Mom and Dad had wanted to name her "Natalia" which means, "Nativity" or "the beginning" because for all intents and hopes, she would be the first of many more children.
However, some well meaning and helpful souls pointed out that "Natalia" was an unusual name that could get mispronounced and all her life people would be asking her,
"Now how is it you spell your name?"
and one wouldn't want that to happen to their daughter, would one? What to do? Mom recalled seeing a name on the side of a bakery truck for a line of baked goods by "Lil' Audrey" so the sleek and unique "Natalia" got shoved to the middle position and the dear, sweet sounding name, "Audrey" went to the head of the line. In the end, this name fit better somehow for this chubby cheeked little charmer.
She would still be the first of many of course.
Ah, the video is loaded now. You can see for yourself how she was. Such a darling little baby, such a camera FLIRT!
"She knows what a camera is for", Mother wrote in her journal. Gee, ya think? Hello, Ivory Snow! Forget that Brookie Cookie Shields kid, here would have been your goldmine!
As is common with the first born, every waking moment is recorded to film. In this manner, one can see that there is not one thing wrong with the child. Mom was very good at making sure sister was fed properly and up to date on all of her vaccinations, especially the polio jab. Mother was herself a survivor of the dread disease and no way would her baby girl be put thru that trial if she could help it.
She marks it in the baby book, all the lists of doctor visits, what shot was administered on what date. The 3rd dose of the Salk Polio is given in May, 1959 at Iowa Methodist Hospital.
Years later, in a medical journal that was meant only for those privileged few of the white jackets, an article relates how, in the spring of 1959, a laboratory in the south released a batch of the Salk Polio into the market that had been contaminated. A list follows of where some of the batch wound up and some of it lands in Des Moines, IA, Iowa Methodist Hospital.
And some of it landed in Audrey's plump little arm...
The changes are so little at first. One eye begins to wander a bit and this is captured in a photo from June. July; Audrey is often seen with one hand in her hair, tugging at those golden strands ever so slightly...
August.
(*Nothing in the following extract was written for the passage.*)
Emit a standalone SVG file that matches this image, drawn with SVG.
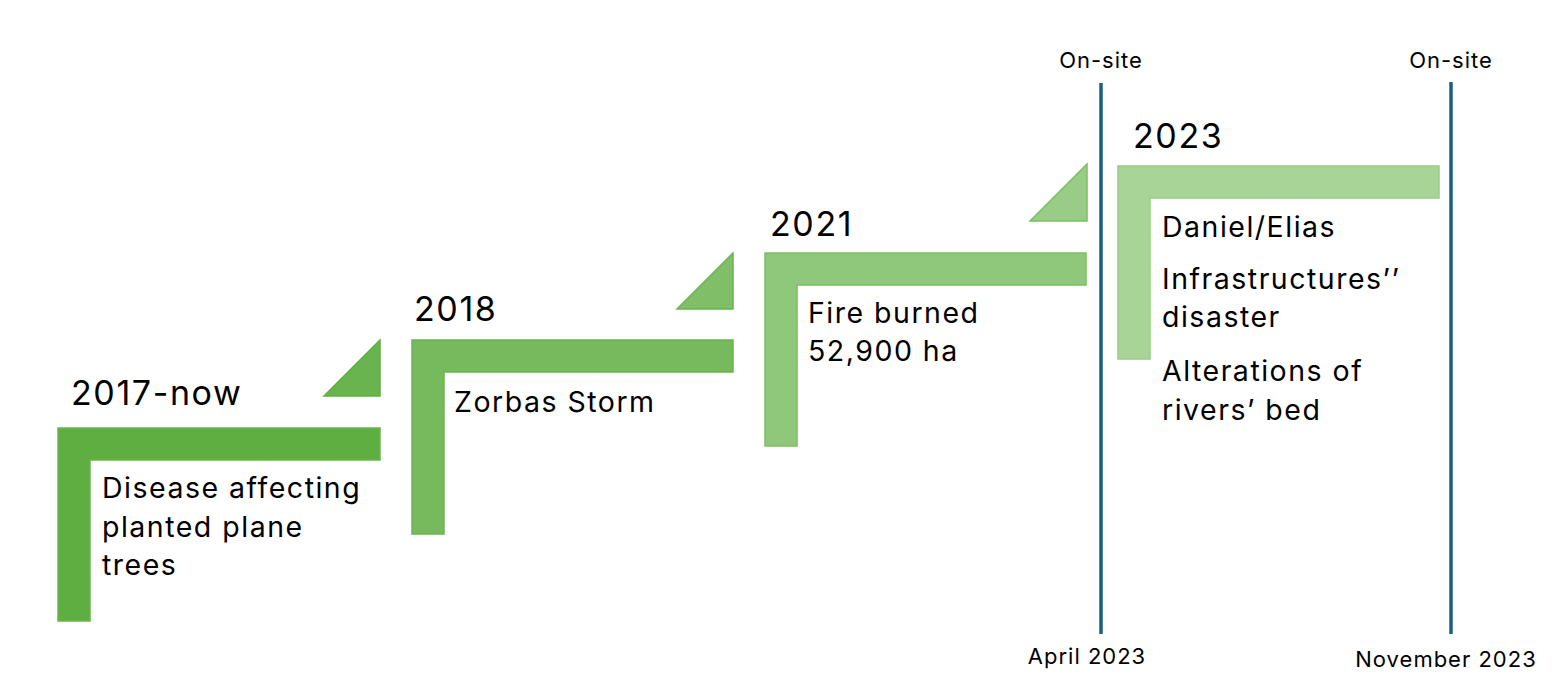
<svg xmlns="http://www.w3.org/2000/svg" width="1562" height="695" viewBox="0 0 1562 695">
<style>
text{font-family:Inter,"Liberation Sans",sans-serif;fill:#000}
.yr{font-size:34px;letter-spacing:1.6px}
.bd{font-size:28.5px;letter-spacing:1.5px}
.sm{font-size:22px;letter-spacing:1px;text-anchor:middle}
.vl{stroke:#1d5e80;stroke-width:3.5}
polygon{stroke-width:1.5}
</style>
<rect width="1562" height="695" fill="#fff"/>
<g id="connectors">
<line class="vl" x1="1101" y1="83" x2="1101" y2="634"/>
<line class="vl" x1="1451" y1="82" x2="1451" y2="634"/>
</g>
<g id="n2017">
<polygon points="58,428 380,428 380,460 90,460 90,621 58,621" fill="#5fae42" stroke="#6ab451"/>
<polygon points="324,396 380,340 380,396" fill="#6ab450" stroke="#5fae42"/>
<text class="yr" x="71" y="405">2017-now</text>
<text class="bd" x="102" y="498">Disease affecting</text>
<text class="bd" x="102" y="537">planted plane</text>
<text class="bd" x="102" y="575">trees</text>
</g>
<g id="n2018">
<polygon points="412,340 733,340 733,372 444,372 444,534 412,534" fill="#77ba5d" stroke="#6ab451"/>
<polygon points="677,309 733,253 733,309" fill="#80bf68" stroke="#6ab451"/>
<text class="yr" x="414" y="321">2018</text>
<text class="bd" x="454" y="412">Zorbas Storm</text>
</g>
<g id="n2021">
<polygon points="765,253 1086,253 1086,285 797,285 797,446 765,446" fill="#90c87b" stroke="#7cbe64"/>
<polygon points="1030,221 1087,164 1087,221" fill="#99cc86" stroke="#7cbe64"/>
<text class="yr" x="770" y="236">2021</text>
<text class="bd" x="808" y="323">Fire burned</text>
<text class="bd" x="808" y="361">52,900 ha</text>
</g>
<g id="n2023">
<polygon points="1118,166 1439,166 1439,198 1150,198 1150,359 1118,359" fill="#a8d498" stroke="#97cd85"/>
<text class="yr" x="1133" y="148">2023</text>
<text class="bd" x="1162" y="237">Daniel/Elias</text>
<text class="bd" x="1162" y="289">Infrastructures’’</text>
<text class="bd" x="1162" y="327">disaster</text>
<text class="bd" x="1162" y="381">Alterations of</text>
<text class="bd" x="1162" y="420">rivers’ bed</text>
</g>
<g id="labels">
<text class="sm" x="1101" y="68">On-site</text>
<text class="sm" x="1451" y="68">On-site</text>
<text class="sm" x="1087" y="664">April 2023</text>
<text class="sm" x="1446" y="667">November 2023</text>
</g>
</svg>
The once bright smile is gone. She looks upset, on edge. She raises her arms above her head as if to shoo the camera away from her. By September, the eyes have dulled, what some term the "one hundred yard stare" has set in.
Audrey on a merry-go-round, September, 1959. After this, the pictures stop.
The pictures start up again at Thanksgiving, 1959. Mom is holding a child, looks like a little boy, a very odd little boy at that with too short hair and a missed beat in his eyes. He smiles and in that smile, there is something familiar...
She smiles again now. The folks force something that passes for upturned lips for the camera, for the congregation...for each other. Only Audrey smiles and means it. What ever this was that came upon her, it's over now. She is the way she is going to be for the next 33 years of her life and all the tears and prayers in the world, not even that of Oral Roberts, is going to change this.
This has happened. This is here to stay.